(Terceira Parte)
Em
junho de 1964, dois meses após o golpe militar, em meio às acaloradas
discussões dentro da universidade, acontece o lançamento de seu quinto livro, “O poeta e o mundo”. Embora muitos se
refiram a uma crescente mudança na dicção da autora, que pouco a pouco se
aproxima da crítica social e de um rigor cabralino, é reconhecível nesse novo
livro aquela mesma voz inspirada que continua a fazer dos seus motes poéticos o
amor, o tempo, a palavra humana encarnada na vida, e a infância, agora
recapturada como “corpo de semente” na existência de um filho.
A
poesia de Lupe renova-se, “poema no
poema, / tempo no tempo / sem temer conceito e sentimento”. E prova nesses
versos de “O poeta e o mundo” o frescor de um antigo soneto de “Raiz comum”,
seu segundo livro: “Que a nossa lucidez
não nos devore. / E não perturbe em nós uma aparência / e o amor mais seja
aquele a quem se adore”. Renova-se um desejo de beleza, esse desejo
que em “Cânticos da terra” faz da borboleta “o sonho da rosa, querendo ser um
voo na paisagem”. Dentro do tempo e do poema, Lupe encarna este sonho,
sobrevoando, agora, a “paisagem de uma aula de filosofia”, um poema que fala da
pedra, da raiz, da flor e do animal para falar do medo, do amor, da morte e do
infinito.
Entre
1964 e 1965, Lupe viaja com José Arthur Gianotti para o Chile em lua
de mel.
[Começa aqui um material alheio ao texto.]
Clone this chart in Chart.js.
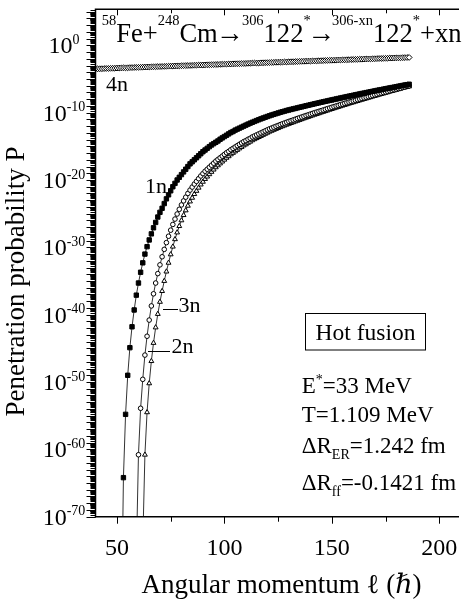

Lá encontram Thiago de Mello,
que prepara seu livro “Faz escuro mas eu
canto” e por intermédio de quem visitam Pablo
Neruda. A viagem, por sua razão primeira de ser para Lupe, e também por
seus encontros humanos e suas paisagens naturais, alimenta alguns dos seus mais
belos poemas, que vêm à luz em 1967, com o livro “Inventos”, um ano depois do término de sua graduação e do
nascimento de Marco, seu segundo filho.
“Mais lírica do que nunca”, define-se a
autora em uma carta a Drummond, pouco
antes de concluir seu curso de filosofia. Com essa revelação apaixonada, mostra
que não se deixa encamisar por conceitos, teorias ou métodos em seu processo de
criação. Sua série de “Monólogos”, no
entreato “De amor” desse novo livro
de 1967, já remete, pelo título, àquele lirismo original de sua estreia. “Monólogo IV” é um dos antológicos dessa
série, citado por Lygia Fagundes Telles, num bilhete à poeta, para falar da
maturidade conquistada, da prevalência da beleza e da harmonia:
É
o tempo meu receio, não o amor,
que
este perdura. Por novos desígnios
refaz
em outro aquilo que não for
mais
seu momento: trama outro domínio.
Esta
brisa entre nós, este sossego
agudo
de desejo, esta presença
alerta,
esta carne toda apego
certo
se apagam: tempo algum sustenta
ou
seduz uma solta intensidade.
É
a hora que me assusta: o amanhã
do
íntimo ser neutro, e a unidade
uma
palavra a mais na posse vã.
O
futuro só nasce de um invento:
nós
dois, amor, nós somos este tempo.
Impressiona
este vago, mas constante pressentimento que Lupe
tem da fugacidade da vida, apressando-se em inventar seu tempo, por ameaça de
que amanhã já seja tarde. Pupe e Marco, seus filhos, são também criações desse
futuro, concreta e poeticamente. Impressiona que a poeta escreva para o filho
ainda pequeno versos que soam premonitórios: “O nosso reencontro se dará / no ventre de vários cruzamentos / que nos
defrontam / enquanto construímos nosso rumo / intimamente unidos e separados /
para que o mundo continue a nos caber / por nossa própria conta”. Esses
versos, do poema “Primeiro marco”, que integram o livro “Poemas ao outro”, será
lançado somente após a morte de Lupe, em 1970. E, de fato, este reencontro que
a autora prevê acontece em livro em 1983, numa antologia dos poemas de Lupe
intitulada “Encontro”, cujo prefácio é assinado por Marco, então com 17 anos.